By Courtney Schlisserman
March 2 (Bloomberg) -- Consumer spending rose in January for the first time in seven months as Americans took advantage of post-holiday discounts, a gain that’s unlikely to last because of the surge in joblessness.
The 0.6 percent increase was larger than anticipated and followed a 1 percent decrease in December, the Commerce Department said today in Washington. The report showed the Fed’s preferred measure of inflation dropped in January.
Retailers from J.Crew Group Inc. to Saks Inc. and Limited Brands Inc. have cut jobs in the past week, anticipating a further deterioration in spending and contributing to the deepest employment slump since the end of World War II. Stock-indexes reached the lowest levels in more than a decade as investors soured on the economy’s outlook.
“I don’t think we are at the point yet where we can reasonably expect to see consistent increases in income and spending,” said David Resler, chief economist at Nomura Securities International Inc. in New York.
The Standard & Poor’s Stock Index fell 2.3 percent to 717.89 at 10:21 a.m. in New York after touching a 13-year low. Benchmark 10-year Treasury yields dipped to 2.94 percent from 3.02 percent at last week’s close. The dollar advanced 0.5 percent to $1.2610 on a jump in demand for the U.S. currency as a haven.
Economists’ Forecasts
Economists had forecast a 0.4 percent increase in spending, according to the median of 62 estimates in a Bloomberg News survey. Projections ranged from a drop of 0.4 percent to a gain of 0.8 percent.

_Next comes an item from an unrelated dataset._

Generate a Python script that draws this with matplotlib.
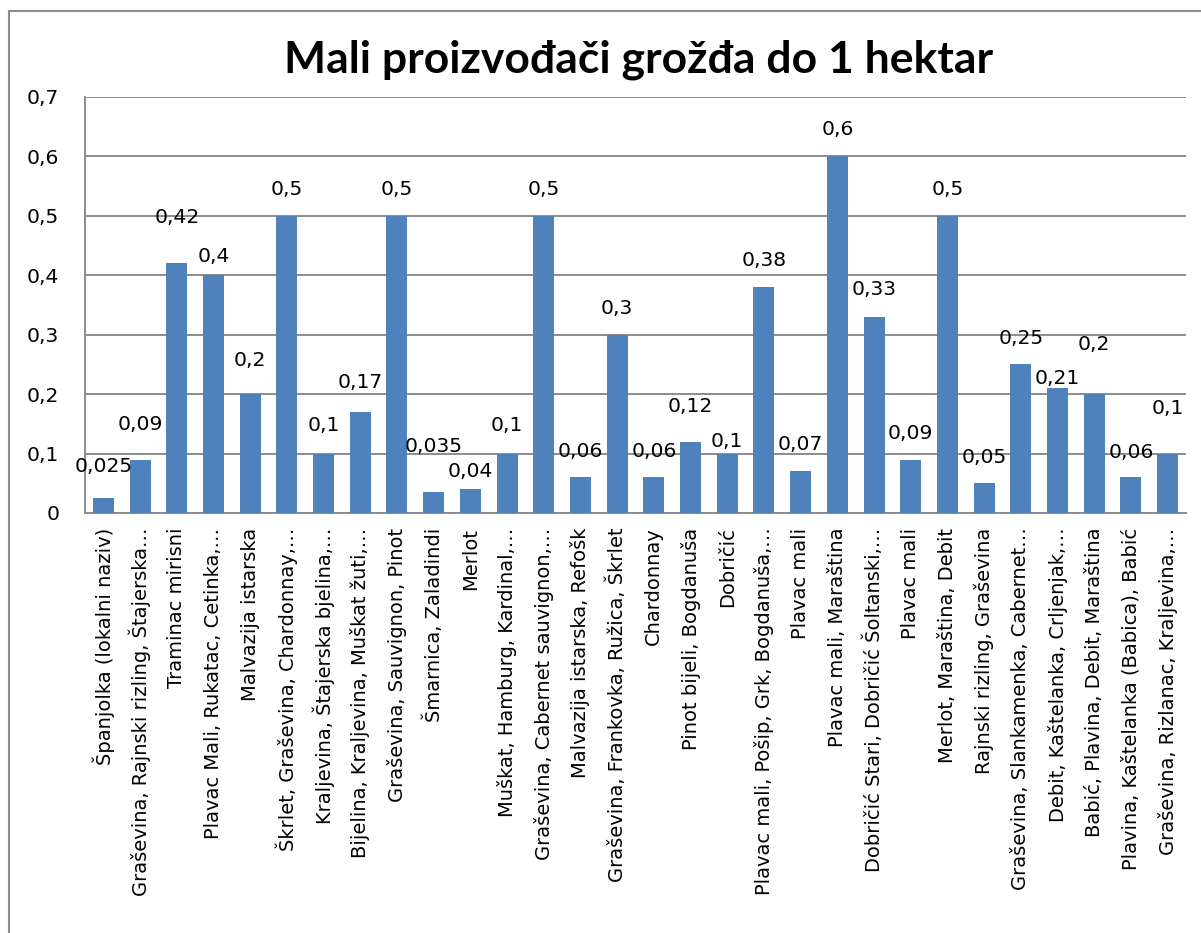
import matplotlib.pyplot as plt
from matplotlib.patches import Rectangle
from matplotlib.ticker import FuncFormatter

plt.rcParams['font.family'] = ['DejaVu Sans']

labels = [
    "Španjolka (lokalni naziv)",
    "Graševina, Rajnski rizling, Štajerska…",
    "Traminac mirisni",
    "Plavac Mali, Rukatac, Cetinka,…",
    "Malvazija istarska",
    "Škrlet, Graševina, Chardonnay,…",
    "Kraljevina, Štajerska bjelina,…",
    "Bijelina, Kraljevina, Muškat žuti,…",
    "Graševina, Sauvignon, Pinot",
    "Šmarnica, Zaladindi",
    "Merlot",
    "Muškat, Hamburg, Kardinal,…",
    "Graševina, Cabernet sauvignon,…",
    "Malvazija istarska, Refošk",
    "Graševina, Frankovka, Ružica, Škrlet",
    "Chardonnay",
    "Pinot bijeli, Bogdanuša",
    "Dobričić",
    "Plavac mali, Pošip, Grk, Bogdanuša,…",
    "Plavac mali",
    "Plavac mali, Maraština",
    "Dobričić Stari, Dobričić Šoltanski,…",
    "Plavac mali",
    "Merlot, Maraština, Debit",
    "Rajnski rizling, Graševina",
    "Graševina, Slankamenka, Cabernet…",
    "Debit, Kaštelanka, Crljenjak,…",
    "Babić, Plavina, Debit, Maraština",
    "Plavina, Kaštelanka (Babica), Babić",
    "Graševina, Rizlanac, Kraljevina,…",
]
values = [0.025, 0.09, 0.42, 0.4, 0.2, 0.5, 0.1, 0.17, 0.5, 0.035,
          0.04, 0.1, 0.5, 0.06, 0.3, 0.06, 0.12, 0.1, 0.38, 0.07,
          0.6, 0.33, 0.09, 0.5, 0.05, 0.25, 0.21, 0.2, 0.06, 0.1]
yticks = [0, 0.1, 0.2, 0.3, 0.4, 0.5, 0.6, 0.7]

# label lift above each bar (px), as placed in the original
label_lift = [32, 35, 46, 19, 34, 26.5, 28, 29, 26.5, 46,
              17.5, 28.5, 26.5, 25.6, 26.4, 25.6, 35, 12, 27, 26.4,
              27, 27, 26, 26.5, 26, 26, 10, 50, 24.6, 45]


def comma(v):
    s = ('%.3f' % v).rstrip('0').rstrip('.')
    return s.replace('.', ',')


fig = plt.figure(figsize=(12.01, 9.33), dpi=100)
fig.patches.append(Rectangle((9 / 1201, -0.01), 1.1, 1 - 11 / 933 + 0.01,
                             transform=fig.transFigure, fill=False,
                             edgecolor='#8c8c8c', linewidth=1.5))
ax = fig.add_axes([85 / 1201, 1 - 513 / 933, 1101 / 1201, 416 / 933])

x = list(range(len(values)))
ax.bar(x, values, width=0.57, color='#4F81BD', zorder=3)
for xi, v, lift in zip(x, values, label_lift):
    ax.annotate(comma(v), (xi, v), xytext=(0, lift * 0.72), textcoords='offset points',
                ha='center', va='center', fontsize=14.6, zorder=4)

ax.set_xlim(-0.5, len(values) - 0.5)
ax.set_ylim(0, 0.7)
ax.set_yticks(yticks)
ax.yaxis.set_major_formatter(FuncFormatter(lambda v, p: comma(v)))
ax.set_xticks(x)
ax.set_xticklabels(labels, rotation=90, fontsize=14)
ax.tick_params(axis='both', length=0)
ax.tick_params(axis='y', pad=18.5, labelsize=14.6)
ax.tick_params(axis='x', pad=10.5)
ax.grid(axis='y', color='#8c8c8c', linewidth=1.4, zorder=0)
for s in ['top', 'right']:
    ax.spines[s].set_visible(False)
for s in ['left', 'bottom']:
    ax.spines[s].set_color('#8c8c8c')
    ax.spines[s].set_linewidth(1.4)

fig.text(0.532, 1 - 60 / 933, "Mali proizvođači grožđa do 1 hektar", ha='center', va='center',
         fontsize=32, fontweight='bold', family=['Lato', 'DejaVu Sans'])

fig.savefig('out.png', dpi=100)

Another report showed manufacturing in the U.S. contracted in February at a slower pace than the month before as factories cut production to match collapsing sales. The Institute for Supply Management’s factory index rose to 35.8 last month from 35.6 in January. Readings less than 50 signal contraction.
Personal income climbed 0.4 percent, pushed up by pay increases to government employees and cost-of-living adjustments to federal transfer payments, today’s report showed. Salaries and wages fell 0.2 percent, a third consecutive decrease.
Disposable income, or the money left over after taxes, increased 1.5 percent after adjusting for inflation, the most since May.
President Barack Obama is trying to stem what may become the worst recession in seven decades with a stimulus plan that the administration estimates will create or save 3.5 million jobs and with mortgage initiatives.
The package includes tax cuts for most U.S. families and allocates billions of dollars toward cities to rebuild crumbling infrastructure while creating jobs. Last month he also introduced a plan to help as many as 9 million people restructure their mortgages to avoid foreclosure.
Inflation Measure
Commerce Department figures showed a price gauge tied to spending patterns increased 0.7 percent from January 2008, down from a 0.8 percent increase in the 12 months ended in December. The Fed’s preferred gauge of prices, which excludes food and fuel, advanced 1.6 percent from a year earlier, the smallest gain since December 2003.
Adjusted for inflation, spending increased 0.4 percent. Price-adjusted purchases of durable goods, such as autos, furniture, and other long-lasting items, rose 0.2 percent. Purchases of non-durable goods climbed 0.7 percent, and spending on services, which account for almost 60 percent of all outlays, rose 0.3 percent.
J.C. Penney Co., the third-largest U.S. department-store chain, on Feb. 20 forecast its first quarterly loss in almost five years. The company said it’s cutting inventory and halving the number of new stores it will open this year to contend with lower spending on clothing, jewelry, linens and rugs. Sales dropped 9.9 percent in the three months ended Jan. 31.
Spending Patterns
“The customer’s very tentative,” Chief Executive Officer Myron Ullman said on a conference call. “They’re buying what they need and they’re being very smart about how they spend their money.”
The savings rate climbed to 5 percent, the highest level in almost 14 years. A positive rate indicates consumers are earning more than they are spending.
Federal Reserve Chairman Ben S. Bernanke last week said the U.S. economy is in a “severe” contraction and warned the recession may last into 2010 unless policy makers can stabilize the financial system.
The economy contracted at a 6.2 percent annual rate in the fourth quarter, the weakest reading since 1982, the Commerce Department said on Feb. 27. Consumer spending fell at a 4.3 percent pace, the most in almost three decades.
Economists at Morgan Stanley in New York last week projected the economy would shrink at a 5.9 percent pace in the first three months of the year. That would make the six months through March the worst two quarters since 1957-1958.